Data shown:
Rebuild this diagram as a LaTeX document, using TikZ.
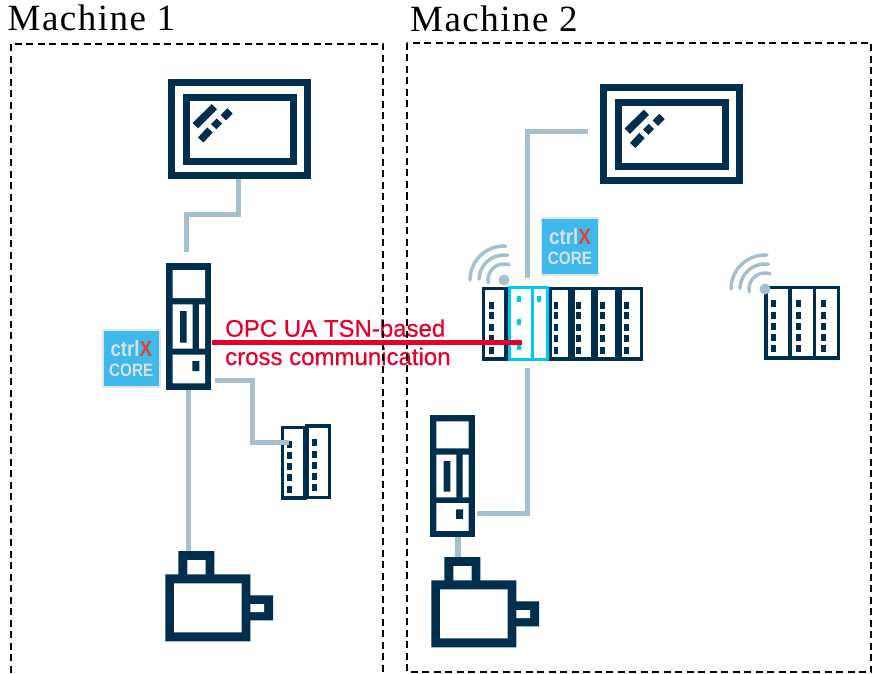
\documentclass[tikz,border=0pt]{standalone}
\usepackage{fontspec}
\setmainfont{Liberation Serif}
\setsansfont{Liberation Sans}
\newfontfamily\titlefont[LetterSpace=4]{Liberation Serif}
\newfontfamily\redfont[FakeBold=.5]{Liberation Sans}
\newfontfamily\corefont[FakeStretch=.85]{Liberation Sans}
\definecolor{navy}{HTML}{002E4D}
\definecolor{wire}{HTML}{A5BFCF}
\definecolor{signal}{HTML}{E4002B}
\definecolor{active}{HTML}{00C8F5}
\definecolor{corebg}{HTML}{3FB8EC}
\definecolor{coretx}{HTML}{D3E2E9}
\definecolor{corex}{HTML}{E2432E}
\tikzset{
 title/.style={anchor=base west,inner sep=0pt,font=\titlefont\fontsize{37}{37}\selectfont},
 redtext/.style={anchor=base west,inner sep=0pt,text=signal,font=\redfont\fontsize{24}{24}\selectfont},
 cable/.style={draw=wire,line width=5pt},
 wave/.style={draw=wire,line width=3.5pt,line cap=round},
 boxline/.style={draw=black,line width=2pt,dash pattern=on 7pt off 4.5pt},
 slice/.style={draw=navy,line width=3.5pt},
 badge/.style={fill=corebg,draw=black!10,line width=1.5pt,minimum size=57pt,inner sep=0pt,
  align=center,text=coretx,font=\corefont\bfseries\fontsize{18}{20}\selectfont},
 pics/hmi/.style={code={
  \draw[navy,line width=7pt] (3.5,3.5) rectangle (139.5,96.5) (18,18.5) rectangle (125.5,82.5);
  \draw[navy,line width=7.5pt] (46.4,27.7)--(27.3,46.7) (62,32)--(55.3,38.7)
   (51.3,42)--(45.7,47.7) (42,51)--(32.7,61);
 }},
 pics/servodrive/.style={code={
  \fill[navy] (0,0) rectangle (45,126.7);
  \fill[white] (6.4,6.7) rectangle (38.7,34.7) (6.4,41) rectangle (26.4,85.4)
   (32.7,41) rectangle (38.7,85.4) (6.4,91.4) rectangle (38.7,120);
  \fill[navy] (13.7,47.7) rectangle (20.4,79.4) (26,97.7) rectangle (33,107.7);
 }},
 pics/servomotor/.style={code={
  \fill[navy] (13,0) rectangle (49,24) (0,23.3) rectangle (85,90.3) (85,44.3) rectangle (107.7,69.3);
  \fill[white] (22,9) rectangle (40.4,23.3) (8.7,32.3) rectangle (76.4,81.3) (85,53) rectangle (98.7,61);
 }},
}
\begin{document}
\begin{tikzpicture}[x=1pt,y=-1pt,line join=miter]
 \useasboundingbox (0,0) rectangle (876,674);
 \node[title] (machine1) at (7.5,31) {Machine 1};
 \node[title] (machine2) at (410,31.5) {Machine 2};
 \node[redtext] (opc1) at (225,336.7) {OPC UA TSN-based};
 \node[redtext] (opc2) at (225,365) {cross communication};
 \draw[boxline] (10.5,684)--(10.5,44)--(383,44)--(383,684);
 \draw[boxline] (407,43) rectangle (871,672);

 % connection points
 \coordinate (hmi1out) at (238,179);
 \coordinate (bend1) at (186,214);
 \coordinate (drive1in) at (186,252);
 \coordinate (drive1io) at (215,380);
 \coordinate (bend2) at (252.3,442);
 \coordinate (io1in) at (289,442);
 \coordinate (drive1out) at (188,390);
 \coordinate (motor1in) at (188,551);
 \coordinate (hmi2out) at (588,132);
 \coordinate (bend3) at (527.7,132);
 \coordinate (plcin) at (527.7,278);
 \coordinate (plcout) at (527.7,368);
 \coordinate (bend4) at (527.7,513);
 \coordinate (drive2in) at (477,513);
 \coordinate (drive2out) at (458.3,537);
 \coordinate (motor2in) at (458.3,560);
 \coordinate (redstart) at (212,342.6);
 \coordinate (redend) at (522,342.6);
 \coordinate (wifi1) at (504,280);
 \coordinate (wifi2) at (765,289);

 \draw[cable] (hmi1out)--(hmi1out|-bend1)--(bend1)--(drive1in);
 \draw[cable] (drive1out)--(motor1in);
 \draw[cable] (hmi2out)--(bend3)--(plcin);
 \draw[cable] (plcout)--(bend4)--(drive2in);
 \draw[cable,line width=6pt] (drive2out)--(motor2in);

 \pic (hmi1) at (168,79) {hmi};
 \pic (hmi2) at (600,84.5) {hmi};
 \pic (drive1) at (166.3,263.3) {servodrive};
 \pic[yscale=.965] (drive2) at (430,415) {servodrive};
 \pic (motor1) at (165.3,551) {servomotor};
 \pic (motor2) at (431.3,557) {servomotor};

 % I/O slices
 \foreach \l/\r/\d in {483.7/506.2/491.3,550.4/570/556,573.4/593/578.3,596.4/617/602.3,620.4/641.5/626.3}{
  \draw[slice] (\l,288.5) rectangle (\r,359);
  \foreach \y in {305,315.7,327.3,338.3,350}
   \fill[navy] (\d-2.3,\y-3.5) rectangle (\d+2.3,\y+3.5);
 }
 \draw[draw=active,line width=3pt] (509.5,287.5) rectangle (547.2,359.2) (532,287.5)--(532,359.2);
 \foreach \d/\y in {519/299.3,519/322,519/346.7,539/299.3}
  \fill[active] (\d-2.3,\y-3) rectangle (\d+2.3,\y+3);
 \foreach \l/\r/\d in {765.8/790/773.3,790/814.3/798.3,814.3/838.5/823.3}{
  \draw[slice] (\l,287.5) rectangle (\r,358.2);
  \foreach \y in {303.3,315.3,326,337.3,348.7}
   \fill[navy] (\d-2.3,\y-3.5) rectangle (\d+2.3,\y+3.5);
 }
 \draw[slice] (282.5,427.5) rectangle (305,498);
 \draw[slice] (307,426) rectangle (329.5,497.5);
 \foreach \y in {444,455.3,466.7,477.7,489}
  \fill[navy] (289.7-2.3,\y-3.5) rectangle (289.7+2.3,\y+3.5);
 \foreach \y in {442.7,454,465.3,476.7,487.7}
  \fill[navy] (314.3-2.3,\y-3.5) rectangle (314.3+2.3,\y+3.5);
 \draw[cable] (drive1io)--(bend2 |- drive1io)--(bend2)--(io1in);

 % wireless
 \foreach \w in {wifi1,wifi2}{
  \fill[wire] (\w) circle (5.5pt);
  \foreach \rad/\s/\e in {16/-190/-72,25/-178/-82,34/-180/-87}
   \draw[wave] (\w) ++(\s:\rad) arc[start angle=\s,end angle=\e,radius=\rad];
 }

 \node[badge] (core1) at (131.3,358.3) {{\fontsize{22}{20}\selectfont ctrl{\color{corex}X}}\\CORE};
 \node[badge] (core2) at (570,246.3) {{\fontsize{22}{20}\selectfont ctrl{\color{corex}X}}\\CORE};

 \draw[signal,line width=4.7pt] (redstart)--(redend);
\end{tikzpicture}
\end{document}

The request: Pictures are to be left out; repeat all the remaining data exactly.

Task output:
Rebuild this diagram as a LaTeX document, using TikZ.
\documentclass[tikz,border=0pt]{standalone}
\usepackage{fontspec}
\setmainfont{Liberation Serif}
\setsansfont{Liberation Sans}
\newfontfamily\titlefont[LetterSpace=4]{Liberation Serif}
\newfontfamily\redfont[FakeBold=.5]{Liberation Sans}
\newfontfamily\corefont[FakeStretch=.85]{Liberation Sans}
\definecolor{navy}{HTML}{002E4D}
\definecolor{wire}{HTML}{A5BFCF}
\definecolor{signal}{HTML}{E4002B}
\definecolor{active}{HTML}{00C8F5}
\definecolor{corebg}{HTML}{3FB8EC}
\definecolor{coretx}{HTML}{D3E2E9}
\definecolor{corex}{HTML}{E2432E}
\tikzset{
 title/.style={anchor=base west,inner sep=0pt,font=\titlefont\fontsize{37}{37}\selectfont},
 redtext/.style={anchor=base west,inner sep=0pt,text=signal,font=\redfont\fontsize{24}{24}\selectfont},
 cable/.style={draw=wire,line width=5pt},
 wave/.style={draw=wire,line width=3.5pt,line cap=round},
 boxline/.style={draw=black,line width=2pt,dash pattern=on 7pt off 4.5pt},
 slice/.style={draw=navy,line width=3.5pt},
 badge/.style={fill=corebg,draw=black!10,line width=1.5pt,minimum size=57pt,inner sep=0pt,
  align=center,text=coretx,font=\corefont\bfseries\fontsize{18}{20}\selectfont},
 pics/hmi/.style={code={
  \draw[navy,line width=7pt] (3.5,3.5) rectangle (139.5,96.5) (18,18.5) rectangle (125.5,82.5);
  \draw[navy,line width=7.5pt] (46.4,27.7)--(27.3,46.7) (62,32)--(55.3,38.7)
   (51.3,42)--(45.7,47.7) (42,51)--(32.7,61);
 }},
 pics/servodrive/.style={code={
  \fill[navy] (0,0) rectangle (45,126.7);
  \fill[white] (6.4,6.7) rectangle (38.7,34.7) (6.4,41) rectangle (26.4,85.4)
   (32.7,41) rectangle (38.7,85.4) (6.4,91.4) rectangle (38.7,120);
  \fill[navy] (13.7,47.7) rectangle (20.4,79.4) (26,97.7) rectangle (33,107.7);
 }},
 pics/servomotor/.style={code={
  \fill[navy] (13,0) rectangle (49,24) (0,23.3) rectangle (85,90.3) (85,44.3) rectangle (107.7,69.3);
  \fill[white] (22,9) rectangle (40.4,23.3) (8.7,32.3) rectangle (76.4,81.3) (85,53) rectangle (98.7,61);
 }},
}
\begin{document}
\begin{tikzpicture}[x=1pt,y=-1pt,line join=miter]
 \useasboundingbox (0,0) rectangle (876,674);
 \node[title] (machine1) at (7.5,31) {Machine 1};
 \node[title] (machine2) at (410,31.5) {Machine 2};
 \node[redtext] (opc1) at (225,336.7) {OPC UA TSN-based};
 \node[redtext] (opc2) at (225,365) {cross communication};
 \draw[boxline] (10.5,684)--(10.5,44)--(383,44)--(383,684);
 \draw[boxline] (407,43) rectangle (871,672);

 % connection points
 \coordinate (hmi1out) at (238,179);
 \coordinate (bend1) at (186,214);
 \coordinate (drive1in) at (186,252);
 \coordinate (drive1io) at (215,380);
 \coordinate (bend2) at (252.3,442);
 \coordinate (io1in) at (289,442);
 \coordinate (drive1out) at (188,390);
 \coordinate (motor1in) at (188,551);
 \coordinate (hmi2out) at (588,132);
 \coordinate (bend3) at (527.7,132);
 \coordinate (plcin) at (527.7,278);
 \coordinate (plcout) at (527.7,368);
 \coordinate (bend4) at (527.7,513);
 \coordinate (drive2in) at (477,513);
 \coordinate (drive2out) at (458.3,537);
 \coordinate (motor2in) at (458.3,560);
 \coordinate (redstart) at (212,342.6);
 \coordinate (redend) at (522,342.6);
 \coordinate (wifi1) at (504,280);
 \coordinate (wifi2) at (765,289);

 \draw[cable] (hmi1out)--(hmi1out|-bend1)--(bend1)--(drive1in);
 \draw[cable] (drive1out)--(motor1in);
 \draw[cable] (hmi2out)--(bend3)--(plcin);
 \draw[cable] (plcout)--(bend4)--(drive2in);
 \draw[cable,line width=6pt] (drive2out)--(motor2in);

 \pic (hmi1) at (168,79) {hmi};
 \pic (hmi2) at (600,84.5) {hmi};
 \pic (drive1) at (166.3,263.3) {servodrive};
 \pic[yscale=.965] (drive2) at (430,415) {servodrive};
 \pic (motor1) at (165.3,551) {servomotor};
 \pic (motor2) at (431.3,557) {servomotor};

 % I/O slices
 \foreach \l/\r/\d in {483.7/506.2/491.3,550.4/570/556,573.4/593/578.3,596.4/617/602.3,620.4/641.5/626.3}{
  \draw[slice] (\l,288.5) rectangle (\r,359);
  \foreach \y in {305,315.7,327.3,338.3,350}
   \fill[navy] (\d-2.3,\y-3.5) rectangle (\d+2.3,\y+3.5);
 }
 \draw[draw=active,line width=3pt] (509.5,287.5) rectangle (547.2,359.2) (532,287.5)--(532,359.2);
 \foreach \d/\y in {519/299.3,519/322,519/346.7,539/299.3}
  \fill[active] (\d-2.3,\y-3) rectangle (\d+2.3,\y+3);
 \foreach \l/\r/\d in {765.8/790/773.3,790/814.3/798.3,814.3/838.5/823.3}{
  \draw[slice] (\l,287.5) rectangle (\r,358.2);
  \foreach \y in {303.3,315.3,326,337.3,348.7}
   \fill[navy] (\d-2.3,\y-3.5) rectangle (\d+2.3,\y+3.5);
 }
 \draw[slice] (282.5,427.5) rectangle (305,498);
 \draw[slice] (307,426) rectangle (329.5,497.5);
 \foreach \y in {444,455.3,466.7,477.7,489}
  \fill[navy] (289.7-2.3,\y-3.5) rectangle (289.7+2.3,\y+3.5);
 \foreach \y in {442.7,454,465.3,476.7,487.7}
  \fill[navy] (314.3-2.3,\y-3.5) rectangle (314.3+2.3,\y+3.5);
 \draw[cable] (drive1io)--(bend2 |- drive1io)--(bend2)--(io1in);

 % wireless
 \foreach \w in {wifi1,wifi2}{
  \fill[wire] (\w) circle (5.5pt);
  \foreach \rad/\s/\e in {16/-190/-72,25/-178/-82,34/-180/-87}
   \draw[wave] (\w) ++(\s:\rad) arc[start angle=\s,end angle=\e,radius=\rad];
 }

 \node[badge] (core1) at (131.3,358.3) {{\fontsize{22}{20}\selectfont ctrl{\color{corex}X}}\\CORE};
 \node[badge] (core2) at (570,246.3) {{\fontsize{22}{20}\selectfont ctrl{\color{corex}X}}\\CORE};

 \draw[signal,line width=4.7pt] (redstart)--(redend);
\end{tikzpicture}
\end{document}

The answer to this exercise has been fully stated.